● **SHORT TASK**:
Only the lines from the one with "What matplotlib code" through the one with "plt.rcParams['font.family'] = ['Liberation", inclusive, should be echoed exactly; pictures are left out.

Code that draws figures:
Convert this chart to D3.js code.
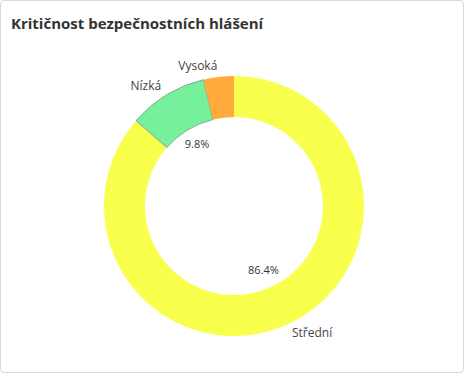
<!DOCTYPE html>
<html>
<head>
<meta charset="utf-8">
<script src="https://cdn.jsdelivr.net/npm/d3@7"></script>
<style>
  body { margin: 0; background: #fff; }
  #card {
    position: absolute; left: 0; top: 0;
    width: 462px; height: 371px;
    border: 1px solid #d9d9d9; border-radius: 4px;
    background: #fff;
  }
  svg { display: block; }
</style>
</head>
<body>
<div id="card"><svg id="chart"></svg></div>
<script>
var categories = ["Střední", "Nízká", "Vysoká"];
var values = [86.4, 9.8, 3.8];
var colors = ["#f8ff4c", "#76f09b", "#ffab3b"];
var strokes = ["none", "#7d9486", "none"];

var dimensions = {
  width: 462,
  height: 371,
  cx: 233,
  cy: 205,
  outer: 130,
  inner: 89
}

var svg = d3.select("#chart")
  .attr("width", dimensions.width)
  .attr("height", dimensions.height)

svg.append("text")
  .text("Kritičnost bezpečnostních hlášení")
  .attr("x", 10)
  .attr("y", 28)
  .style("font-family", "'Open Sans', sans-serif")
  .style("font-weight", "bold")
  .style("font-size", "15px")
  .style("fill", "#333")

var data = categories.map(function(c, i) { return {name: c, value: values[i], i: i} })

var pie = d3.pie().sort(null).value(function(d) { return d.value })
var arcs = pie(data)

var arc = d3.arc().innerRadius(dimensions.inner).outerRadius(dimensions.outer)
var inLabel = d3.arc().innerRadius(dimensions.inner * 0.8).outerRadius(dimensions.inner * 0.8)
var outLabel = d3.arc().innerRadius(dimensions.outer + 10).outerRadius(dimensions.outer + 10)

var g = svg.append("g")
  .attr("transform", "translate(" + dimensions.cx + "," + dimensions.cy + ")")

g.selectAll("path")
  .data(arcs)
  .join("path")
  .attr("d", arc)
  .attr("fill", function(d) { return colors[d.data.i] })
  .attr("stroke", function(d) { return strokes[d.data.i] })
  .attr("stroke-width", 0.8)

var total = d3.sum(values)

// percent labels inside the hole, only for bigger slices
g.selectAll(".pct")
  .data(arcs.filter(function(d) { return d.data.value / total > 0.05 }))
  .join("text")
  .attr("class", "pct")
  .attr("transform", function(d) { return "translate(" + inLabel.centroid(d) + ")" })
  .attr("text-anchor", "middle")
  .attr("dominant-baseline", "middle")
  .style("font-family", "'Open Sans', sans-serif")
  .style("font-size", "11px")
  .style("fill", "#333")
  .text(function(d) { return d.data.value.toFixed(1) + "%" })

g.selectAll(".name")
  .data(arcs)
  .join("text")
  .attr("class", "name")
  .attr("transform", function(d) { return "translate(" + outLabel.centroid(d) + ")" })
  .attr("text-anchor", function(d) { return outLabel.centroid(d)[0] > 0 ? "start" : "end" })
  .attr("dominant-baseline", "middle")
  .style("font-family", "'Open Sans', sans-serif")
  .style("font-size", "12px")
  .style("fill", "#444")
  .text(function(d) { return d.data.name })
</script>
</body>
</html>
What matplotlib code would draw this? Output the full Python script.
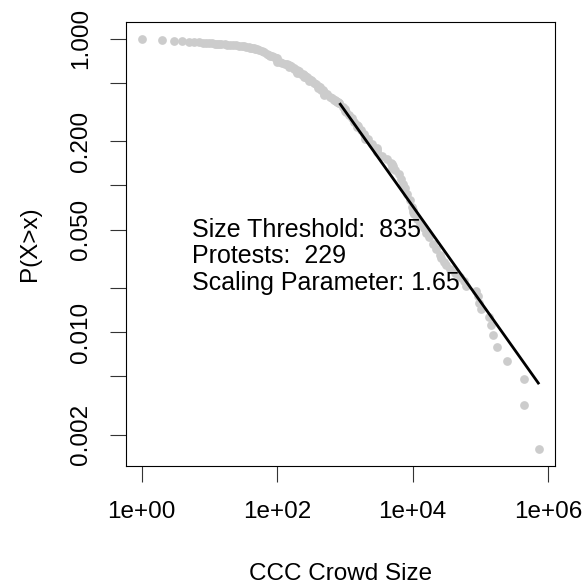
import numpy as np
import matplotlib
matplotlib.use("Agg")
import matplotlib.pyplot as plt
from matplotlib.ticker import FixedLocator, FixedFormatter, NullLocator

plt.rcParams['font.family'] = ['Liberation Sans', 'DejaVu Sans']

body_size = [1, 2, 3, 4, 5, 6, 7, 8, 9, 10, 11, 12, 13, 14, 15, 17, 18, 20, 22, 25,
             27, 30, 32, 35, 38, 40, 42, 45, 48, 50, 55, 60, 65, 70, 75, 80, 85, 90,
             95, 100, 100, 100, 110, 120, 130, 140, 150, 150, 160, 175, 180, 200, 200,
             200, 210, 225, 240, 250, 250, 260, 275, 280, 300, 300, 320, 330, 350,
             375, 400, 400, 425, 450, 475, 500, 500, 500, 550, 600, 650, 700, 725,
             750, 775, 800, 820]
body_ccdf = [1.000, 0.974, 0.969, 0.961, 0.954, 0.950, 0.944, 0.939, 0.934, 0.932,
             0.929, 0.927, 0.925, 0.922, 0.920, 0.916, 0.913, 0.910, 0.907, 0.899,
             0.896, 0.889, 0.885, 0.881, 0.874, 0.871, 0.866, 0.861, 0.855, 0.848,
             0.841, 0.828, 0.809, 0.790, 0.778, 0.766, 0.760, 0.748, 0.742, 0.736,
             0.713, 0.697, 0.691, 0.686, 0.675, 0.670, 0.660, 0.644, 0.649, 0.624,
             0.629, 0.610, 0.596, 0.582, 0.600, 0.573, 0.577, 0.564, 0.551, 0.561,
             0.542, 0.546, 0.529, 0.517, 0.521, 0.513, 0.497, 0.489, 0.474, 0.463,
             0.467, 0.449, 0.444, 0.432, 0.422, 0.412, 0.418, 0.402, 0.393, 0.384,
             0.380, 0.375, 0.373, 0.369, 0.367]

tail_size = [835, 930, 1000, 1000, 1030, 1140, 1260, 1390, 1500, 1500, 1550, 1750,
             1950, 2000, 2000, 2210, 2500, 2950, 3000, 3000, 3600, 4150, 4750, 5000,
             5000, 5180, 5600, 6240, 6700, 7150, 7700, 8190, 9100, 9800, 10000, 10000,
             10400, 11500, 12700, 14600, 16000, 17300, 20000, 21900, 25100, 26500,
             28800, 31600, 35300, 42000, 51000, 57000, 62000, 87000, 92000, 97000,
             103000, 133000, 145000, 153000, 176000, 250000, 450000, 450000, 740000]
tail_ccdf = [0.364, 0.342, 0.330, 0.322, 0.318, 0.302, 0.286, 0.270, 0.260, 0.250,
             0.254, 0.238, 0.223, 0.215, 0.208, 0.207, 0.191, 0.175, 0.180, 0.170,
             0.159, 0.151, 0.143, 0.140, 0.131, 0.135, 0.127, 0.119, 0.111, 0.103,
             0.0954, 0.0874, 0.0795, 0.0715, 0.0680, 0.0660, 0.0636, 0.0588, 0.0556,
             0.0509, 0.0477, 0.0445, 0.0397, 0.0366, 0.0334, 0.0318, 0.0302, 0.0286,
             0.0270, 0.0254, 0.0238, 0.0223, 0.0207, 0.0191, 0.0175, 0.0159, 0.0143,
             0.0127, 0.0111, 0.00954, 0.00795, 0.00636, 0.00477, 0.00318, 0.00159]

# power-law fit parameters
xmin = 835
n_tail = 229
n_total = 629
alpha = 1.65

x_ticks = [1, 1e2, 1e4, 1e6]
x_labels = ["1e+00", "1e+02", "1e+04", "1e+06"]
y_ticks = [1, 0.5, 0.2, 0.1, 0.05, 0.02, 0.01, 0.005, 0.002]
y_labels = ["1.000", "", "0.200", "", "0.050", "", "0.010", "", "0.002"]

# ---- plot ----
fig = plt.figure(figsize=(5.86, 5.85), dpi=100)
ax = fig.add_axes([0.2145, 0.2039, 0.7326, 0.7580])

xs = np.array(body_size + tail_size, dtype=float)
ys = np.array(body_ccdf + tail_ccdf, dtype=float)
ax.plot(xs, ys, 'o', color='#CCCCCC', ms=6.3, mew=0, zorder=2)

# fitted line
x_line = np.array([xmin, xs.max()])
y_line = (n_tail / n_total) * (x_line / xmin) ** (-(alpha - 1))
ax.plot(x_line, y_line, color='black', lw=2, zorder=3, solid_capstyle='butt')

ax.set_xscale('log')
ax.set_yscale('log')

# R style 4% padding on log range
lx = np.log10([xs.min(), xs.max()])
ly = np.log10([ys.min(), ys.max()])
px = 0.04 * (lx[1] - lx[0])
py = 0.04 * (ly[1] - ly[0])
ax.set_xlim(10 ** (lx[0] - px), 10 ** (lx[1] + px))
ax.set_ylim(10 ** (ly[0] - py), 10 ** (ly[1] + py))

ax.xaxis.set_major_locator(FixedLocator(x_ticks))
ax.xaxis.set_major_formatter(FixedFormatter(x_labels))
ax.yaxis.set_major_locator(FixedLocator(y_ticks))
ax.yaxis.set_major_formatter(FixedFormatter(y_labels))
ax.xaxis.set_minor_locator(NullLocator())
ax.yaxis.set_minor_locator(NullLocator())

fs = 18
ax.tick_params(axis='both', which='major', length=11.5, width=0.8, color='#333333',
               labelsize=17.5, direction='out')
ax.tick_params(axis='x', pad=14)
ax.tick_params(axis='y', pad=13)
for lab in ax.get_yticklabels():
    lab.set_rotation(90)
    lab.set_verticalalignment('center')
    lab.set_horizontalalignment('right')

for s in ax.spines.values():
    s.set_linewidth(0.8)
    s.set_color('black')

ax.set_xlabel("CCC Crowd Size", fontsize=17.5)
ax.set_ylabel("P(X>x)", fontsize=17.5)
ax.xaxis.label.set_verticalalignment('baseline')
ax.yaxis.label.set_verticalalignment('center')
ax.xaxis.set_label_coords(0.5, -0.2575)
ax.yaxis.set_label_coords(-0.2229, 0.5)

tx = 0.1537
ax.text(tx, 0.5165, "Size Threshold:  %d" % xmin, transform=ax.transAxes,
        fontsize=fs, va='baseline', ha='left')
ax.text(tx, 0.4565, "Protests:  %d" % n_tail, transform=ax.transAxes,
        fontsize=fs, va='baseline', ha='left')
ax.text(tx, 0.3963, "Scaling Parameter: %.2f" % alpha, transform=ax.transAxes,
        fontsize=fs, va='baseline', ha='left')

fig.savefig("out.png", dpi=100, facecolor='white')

● **IN RESPONSE**:
What matplotlib code would draw this? Output the full Python script.
import numpy as np
import matplotlib
matplotlib.use("Agg")
import matplotlib.pyplot as plt
from matplotlib.ticker import FixedLocator, FixedFormatter, NullLocator

plt.rcParams['font.family'] = ['Liberation Sans', 'DejaVu Sans']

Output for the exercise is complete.